Os amigos se despedem. A recepcionista olha aliviada. Vai até a entrada e abre a porta para um homem com certa idade, elegantemente vestido. Será um dos chefes chegando atrasado para a tão comentada reunião? A atendente não responde nada, nem seu nome completo ela aceita dizer. Só fala que, apesar do entra-e-sai, “Hoje é um dia calmo, tem 50 pessoas trabalhando”. E completa: “Ninguém sabe de nada. Essas brincadeiras que estão fazendo é tudo fofoca. Eles não sabem nada ao certo”. Mas as declarações não eram o suficiente para esconder a realidade: todos estavam agitados e cada um sabia de algo, mesmo que fossem fragmentos da história.
“Hoje tu tá usando Ferracini, amanhã vai usar Conga”. “Não vamos poder chamar mais ninguém de tchê”. Eram as brincadeiras que a recepcionista referia-se como fofoca, faladas por funcionários que tentavam esconder o nervosismo com risadas. Alguns minutos de silêncio são quebrados pela passagem do pessoal da redação. Em torno de 30 pessoas, todos enfileirados, falantes, nervosos, curiosos, partem para a reunião dos meros mortais. Alguém passa e observa: “Tu ainda tá aqui?”. Sim, eu ainda estava lá. Ao menos a recepcionista não queria mais me expulsar e foi obrigada, pelas circunstâncias, a conversar com a repórter-bolsista.

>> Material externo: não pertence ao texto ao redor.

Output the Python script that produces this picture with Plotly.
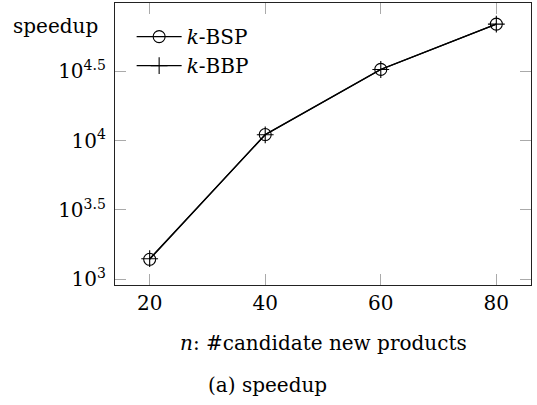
import plotly.graph_objects as go

# Number of candidate new products
n_values = [20, 40, 60, 80]
# Speedup of each method
bsp_speedup = [1396, 11040, 32510, 68870]
bbp_speedup = [1410, 11000, 32450, 68900]

y_tick_exps = ["3", "3.5", "4", "4.5"]
y_tick_vals = [10 ** float(e) for e in y_tick_exps]
y_tick_text = [f"10<sup>{e}</sup>" for e in y_tick_exps]
x_tick_vals = [20, 40, 60, 80]

FONT = "DejaVu Serif"

fig = go.Figure()
fig.add_trace(go.Scatter(
    x=n_values, y=bsp_speedup, name="<i>k</i>-BSP", mode="lines+markers",
    line=dict(color="black", width=1.3),
    marker=dict(symbol="circle-open", size=12, color="black", line=dict(width=1.1)),
))
fig.add_trace(go.Scatter(
    x=n_values, y=bbp_speedup, name="<i>k</i>-BBP", mode="lines+markers",
    line=dict(color="black", width=1.3),
    marker=dict(symbol="cross-thin-open", size=12, color="black", line=dict(width=1.1, color="black")),
))

axis_common = dict(
    showline=True, linecolor="#222", linewidth=1.3, mirror="ticks",
    ticks="inside", ticklen=11, tickcolor="#aaa", tickwidth=1.2,
    showgrid=False, zeroline=False,
    tickfont=dict(family=FONT, size=20, color="black"),
)

fig.update_xaxes(range=[14, 86], tickvals=x_tick_vals, **axis_common)
fig.update_yaxes(type="log", range=[2.96, 4.99], tickvals=y_tick_vals,
                 ticktext=y_tick_text, ticklabelstandoff=4, **axis_common)

fig.update_layout(
    width=537, height=405,
    margin=dict(l=115, r=6, t=3, b=120),
    paper_bgcolor="white", plot_bgcolor="white",
    font=dict(family=FONT, size=20, color="black"),
    showlegend=True,
    legend=dict(x=0.04, y=0.95, xanchor="left", yanchor="top",
                bgcolor="rgba(0,0,0,0)", itemwidth=45,
                font=dict(family=FONT, size=20), tracegroupgap=0),
    annotations=[
        dict(text="speedup", xref="paper", yref="paper", x=-0.25, y=0.92,
             xanchor="left", yanchor="middle", showarrow=False,
             font=dict(family=FONT, size=20)),
        dict(text="<i>n</i>: #candidate new products", xref="paper", yref="paper",
             x=0.5, y=-0.205, xanchor="center", yanchor="middle", showarrow=False,
             font=dict(family=FONT, size=20)),
        dict(text="(a) speedup", xref="paper", yref="paper",
             x=0.367, y=-0.355, xanchor="center", yanchor="middle",
             showarrow=False, font=dict(family=FONT, size=20)),
    ],
)

fig.write_html("out.html")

Jornalistas e editores permaneceram na sala cinqüenta e cinco minutos escutando explicações. A maior parte do tempo sendo motivados para que não ficassem tão temerosos. A mensagem principal foi: só serão demitidos aqueles que demostrarem não ter talento. Além disso, alguns passos da implantação foram explicitados. A partir de semana que vem, representantes da RBS já estarão em Joinville, para realizar uma auditoria no jornal, a fim de checar números e informações fornecidos pela direção do AN. Dia 21 de setembro o grupo assume a liderança da empresa joinvilense, em um processo de reformulação que deve durar de dois a três meses. Depois de serem oficialmente comunicados, jornalistas e editores voltam rapidamente ao local de trabalho. Já são 18h11, logo a edição de sexta-feira será fechada. Aliás, sem nenhum pronunciamento sobre o assunto.
Mesmo com motivação e palavras de consolo há quem vá embora dizendo: “Três meses nosso trabalho tá garantido, depois vamos todos pra rua”. Alguns vão embora, outros passam rapidamente. Ninguém aceita comentar o assunto. Talvez tenham sido orientados a não falar. Talvez seja o medo do futuro incerto. É hora de voltar para casa. O dia foi de surpresas e excitação. Nenhum dos funcionários sabe o que acontecerá nos próximos dias. Só sabem que segunda-feira, 28 de agosto, os representantes da RBS estarão batendo à porta de sua mais nova propriedade: o jornal A Notícia.